## To do
Pictures stay out. Extract the lines below from the first one through the line with "x_pos = [i +", both included.

## Dataset content
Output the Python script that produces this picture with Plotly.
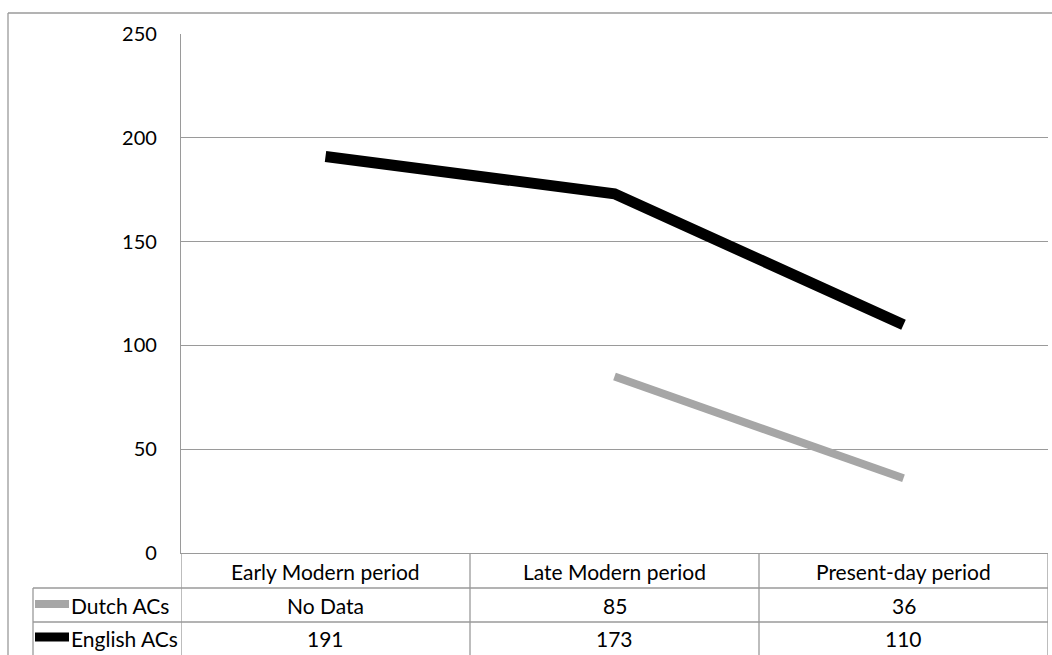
import plotly.graph_objects as go

# Periods and counts per period
periods = ["Early Modern period", "Late Modern period", "Present-day period"]
dutch_acs = [None, 85, 36]
english_acs = [191, 173, 110]
series_names = ["Dutch ACs", "English ACs"]
series_colors = ["#a6a6a6", "#000000"]
y_ticks = [0, 50, 100, 150, 200, 250]

W, H = 1052, 655
FONT = "Lato"
GRID = "#9a9a9a"


def px(x):
    return x / W


def py(y):
    return 1 - y / H


x_pos = [i + 0.5 for i in range(len(periods))]

fig = go.Figure()
fig.add_trace(go.Scatter(x=x_pos, y=dutch_acs, mode="lines", name=series_names[0],
                         line=dict(color=series_colors[0], width=8), connectgaps=False))
fig.add_trace(go.Scatter(x=x_pos, y=english_acs, mode="lines", name=series_names[1],
                         line=dict(color=series_colors[1], width=11)))

shapes = []
line_style = dict(color=GRID, width=1.3)
# outer chart frame
shapes.append(dict(type="line", xref="paper", yref="paper", x0=px(8), x1=1.0, y0=py(13), y1=py(13), line=line_style))
shapes.append(dict(type="line", xref="paper", yref="paper", x0=px(8), x1=px(8), y0=py(13), y1=0, line=line_style))
# data table grid
for yy in (588, 622):
    shapes.append(dict(type="line", xref="paper", yref="paper", x0=px(33), x1=px(1048), y0=py(yy), y1=py(yy), line=line_style))
shapes.append(dict(type="line", xref="paper", yref="paper", x0=px(33), x1=px(33), y0=py(588), y1=0, line=line_style))
for i in range(len(periods) + 1):
    shapes.append(dict(type="line", xref="x", yref="paper", x0=i, x1=i, y0=py(553), y1=0, line=line_style))
# legend keys in the table
for name, color, yy, w in zip(series_names, series_colors, (604, 637), (8, 9)):
    shapes.append(dict(type="line", xref="paper", yref="paper", x0=px(35), x1=px(69), y0=py(yy), y1=py(yy),
                       line=dict(color=color, width=w)))

annotations = []
txt = dict(family=FONT, size=21, color="#000000")
for xp, label in zip(x_pos, periods):
    annotations.append(dict(x=xp, y=py(571), xref="x", yref="paper", text=label, showarrow=False, font=txt,
                            xanchor="center", yanchor="middle"))
for vals, yy in ((dutch_acs, 605), (english_acs, 638)):
    for xp, v in zip(x_pos, vals):
        annotations.append(dict(x=xp, y=py(yy), xref="x", yref="paper",
                                text="No Data" if v is None else str(v), showarrow=False, font=txt,
                                xanchor="center", yanchor="middle"))
for name, yy in zip(series_names, (605, 638)):
    annotations.append(dict(x=px(69), y=py(yy), xref="paper", yref="paper", text=name, showarrow=False,
                            font=txt, xanchor="left", yanchor="middle"))

fig.update_layout(
    width=W, height=H, autosize=False,
    margin=dict(l=0, r=0, t=0, b=0, pad=0, autoexpand=False),
    paper_bgcolor="white", plot_bgcolor="white",
    showlegend=False,
    shapes=shapes,
    annotations=annotations,
    xaxis=dict(domain=[px(181), px(1048)], range=[0, 3], showgrid=False, zeroline=False,
               showticklabels=False, showline=True, linecolor=GRID, linewidth=1.3, fixedrange=True,
               automargin=False),
    yaxis=dict(domain=[py(553), py(34)], range=[0, 250], tickvals=y_ticks, showgrid=True, gridcolor=GRID,
               gridwidth=1.3, zeroline=False, showline=True, linecolor=GRID, linewidth=1.3,
               ticks="", ticklabelstandoff=19, tickfont=dict(family=FONT, size=20, color="#000000"),
               fixedrange=True, automargin=False),
)

fig.write_html("out.html")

## Worked answer
Output the Python script that produces this picture with Plotly.
import plotly.graph_objects as go

# Periods and counts per period
periods = ["Early Modern period", "Late Modern period", "Present-day period"]
dutch_acs = [None, 85, 36]
english_acs = [191, 173, 110]
series_names = ["Dutch ACs", "English ACs"]
series_colors = ["#a6a6a6", "#000000"]
y_ticks = [0, 50, 100, 150, 200, 250]

W, H = 1052, 655
FONT = "Lato"
GRID = "#9a9a9a"


def px(x):
    return x / W


def py(y):
    return 1 - y / H


x_pos = [i + 0.5 for i in range(len(periods))]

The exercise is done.